Entre 1977 et 1979, les groupes autonomes organisent une série de braquages. C’est à cette période que se forme Action directe. L’autonomie est confrontée à une contradiction. Elle doit rentrer en clandestinité pour éviter les infiltrations policières. Mais elle doit rester ouverte aux mouvements sociaux. La coordination de petits groupes existants permet la création d’Action directe.
Une employée de banque rejoint l’autonomie parisienne en 1976, après une grosse grève à la BNP. Elle tente de créer des solidarités avec des grèves, notamment avec les travailleurs du métro. Mais face à la bourgeoisie, certains veulent passer à la lutte armée. L’autonomie italienne, mais aussi la Résistance, deviennent des modèles. La militante participe à la création d’Action directe en 1978. Mais elle ne sort pas de prison en 1980, car elle est accusée d’avoir tiré sur la police. En 1982, les membres d’Action directe participent à des ouvertures de squats à Barbès.

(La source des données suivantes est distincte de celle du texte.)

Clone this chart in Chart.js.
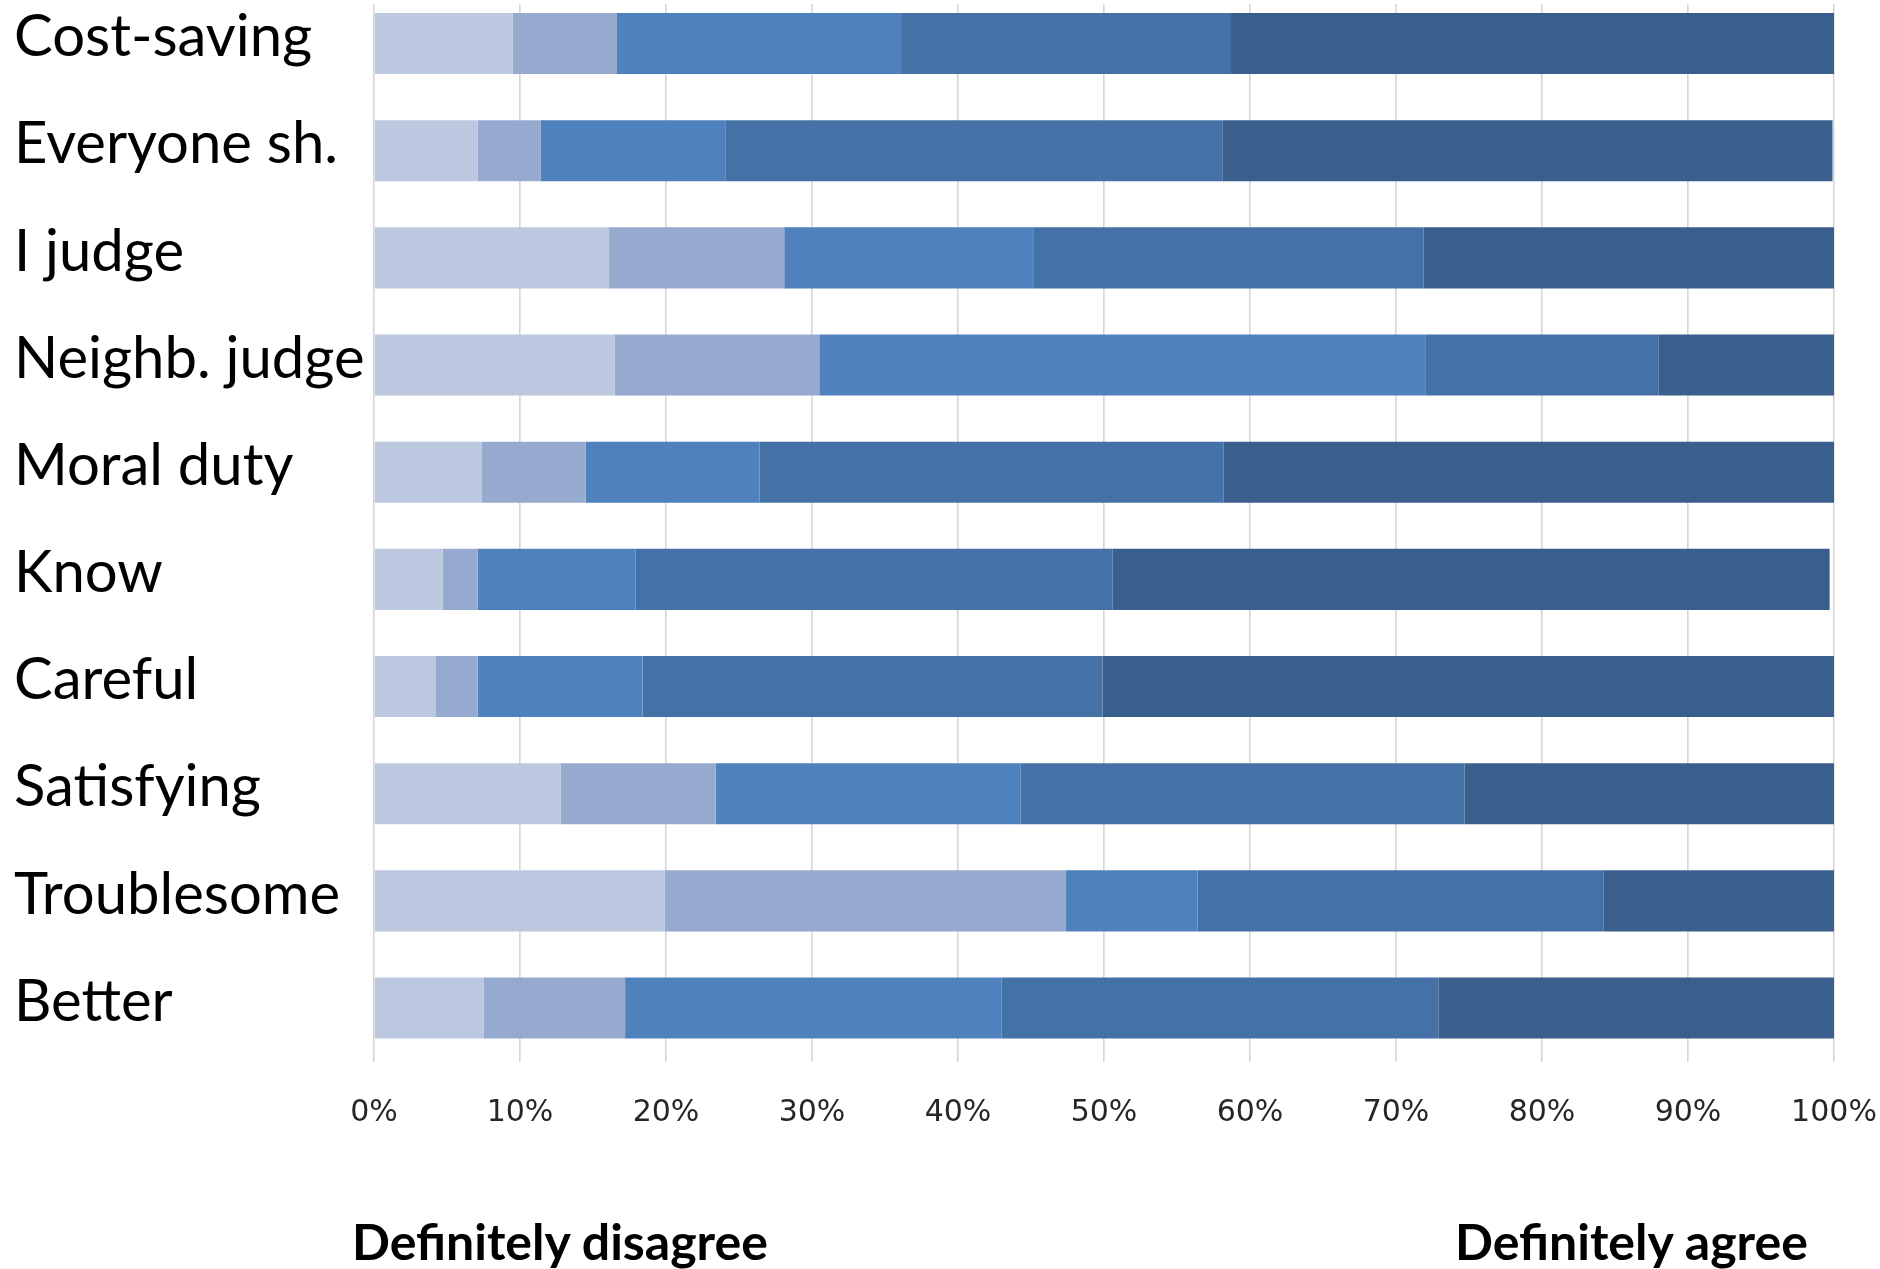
<!DOCTYPE html>
<html>
<head>
<meta charset="utf-8">
<script src="https://cdn.jsdelivr.net/npm/chart.js@4/dist/chart.umd.min.js"></script>
<style>
  body { margin: 0; background: #fff; }
  #page { position: relative; width: 1880px; height: 1269px; overflow: hidden; background: #fff; }
  #clip { position: absolute; left: 0; top: 4px; width: 1880px; height: 1265px; overflow: hidden; }
  #chart { position: absolute; left: 0; top: -14px; }
  .end-label { position: absolute; font-family: Lato, sans-serif; font-weight: bold; font-size: 50px; line-height: 60px; color: #000; white-space: nowrap; }
</style>
</head>
<body>
<div id="page">
  <div id="clip"><canvas id="chart" width="1880" height="1279"></canvas></div>
  <div class="end-label" style="left:352px; top:1211px;">Definitely disagree</div>
  <div class="end-label" style="left:1455px; top:1211px;">Definitely agree</div>
</div>
<script>
// categories, top to bottom
const items = ['Cost-saving', 'Everyone sh.', 'I judge', 'Neighb. judge', 'Moral duty', 'Know', 'Careful', 'Satisfying', 'Troublesome', 'Better'];

// share of answers (%) per level, from "definitely disagree" to "definitely agree"
const level1 = [9.5, 7.1, 16.1, 16.5, 7.4, 4.7, 4.2, 12.8, 19.9, 7.5];
const level2 = [7.1, 4.3, 12.0, 14.0, 7.1, 2.4, 2.9, 10.6, 27.5, 9.7];
const level3 = [19.5, 12.7, 17.1, 41.5, 11.9, 10.8, 11.3, 20.9, 9.0, 25.8];
const level4 = [22.6, 34.0, 26.7, 16.0, 31.8, 32.7, 31.5, 30.4, 27.8, 29.9];
const level5 = [41.3, 41.8, 28.1, 12.0, 41.8, 49.1, 50.1, 25.3, 15.8, 27.1];

const levelNames = ['Definitely disagree', 'Disagree', 'Neutral', 'Agree', 'Definitely agree'];
const xTicks = [0, 10, 20, 30, 40, 50, 60, 70, 80, 90, 100];

const colors = ['#bcc8e0', '#96aad0', '#4f81bd', '#4572a6', '#3a5f8c'];
const series = [level1, level2, level3, level4, level5];

const ctx = document.getElementById('chart').getContext('2d');
const chart = new Chart(ctx, {
    type: 'bar',
    data: {
        labels: items,
        datasets: series.map((vals, i) => ({
            label: levelNames[i],
            data: vals,
            backgroundColor: colors[i],
            borderWidth: 0,
            categoryPercentage: 1,
            barPercentage: 0.57
        }))
    },
    options: {
        indexAxis: 'y',
        responsive: false,
        animation: false,
        devicePixelRatio: 1,
        layout: { padding: { left: 14, right: 46, top: 0, bottom: 0 } },
        plugins: {
            legend: { display: false },
            tooltip: { enabled: false }
        },
        scales: {
            x: {
                stacked: true,
                min: 0,
                max: 100,
                afterBuildTicks: (scale) => { scale.ticks = xTicks.map(v => ({ value: v })); },
                afterFit: (scale) => {
                    scale.height = 207.4;
                    scale.paddingLeft = 0;
                    scale.paddingRight = 0;
                },
                grid: { color: '#d6d6d6', lineWidth: 1.6, drawTicks: false },
                border: { display: false },
                ticks: {
                    padding: 34,
                    color: '#262626',
                    font: { family: 'DejaVu Sans', size: 30 },
                    callback: (v) => v + '%'
                }
            },
            y: {
                stacked: true,
                afterFit: (scale) => {
                    scale.width = 360;
                    scale.paddingTop = 0;
                    scale.paddingBottom = 0;
                },
                grid: { display: false },
                border: { display: false },
                ticks: {
                    crossAlign: 'far',
                    labelOffset: -6,
                    color: '#000',
                    font: { family: 'Lato', size: 58 }
                }
            }
        }
    }
});
</script>
</body>
</html>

Un militant antifranquiste évoque les prémisses d’AD à travers les rencontres dans la prison. Les anciens maoïstes, les réfugiés politiques italiens et les jeunes autonomes créent des liens avec les anciens du MIL et des Gari. Même si d’autres militants peuvent évoquer d’autres origines. Nathalie Méniguon insiste sur le collectif autonome de la BNP et sur la grève des éboueurs. Régis Schleicher vient de l’ORA (Organisation révolutionnaire anarchiste) devenue l'Organisation communiste libertaire (OCL).
AD tente de dépasser les rivalités entre marxistes et non marxistes. L’autonomie des squats rejoint AD. Cette organisation se veut sans chef et sans hiérarchie. Une coordination pour la libération des prisonniers politiques se réunit depuis la rue des Vignoles, qui est alors le siège de l’OCL. AD reste très populaire, ce qui permet la libération de ses militants en 1980.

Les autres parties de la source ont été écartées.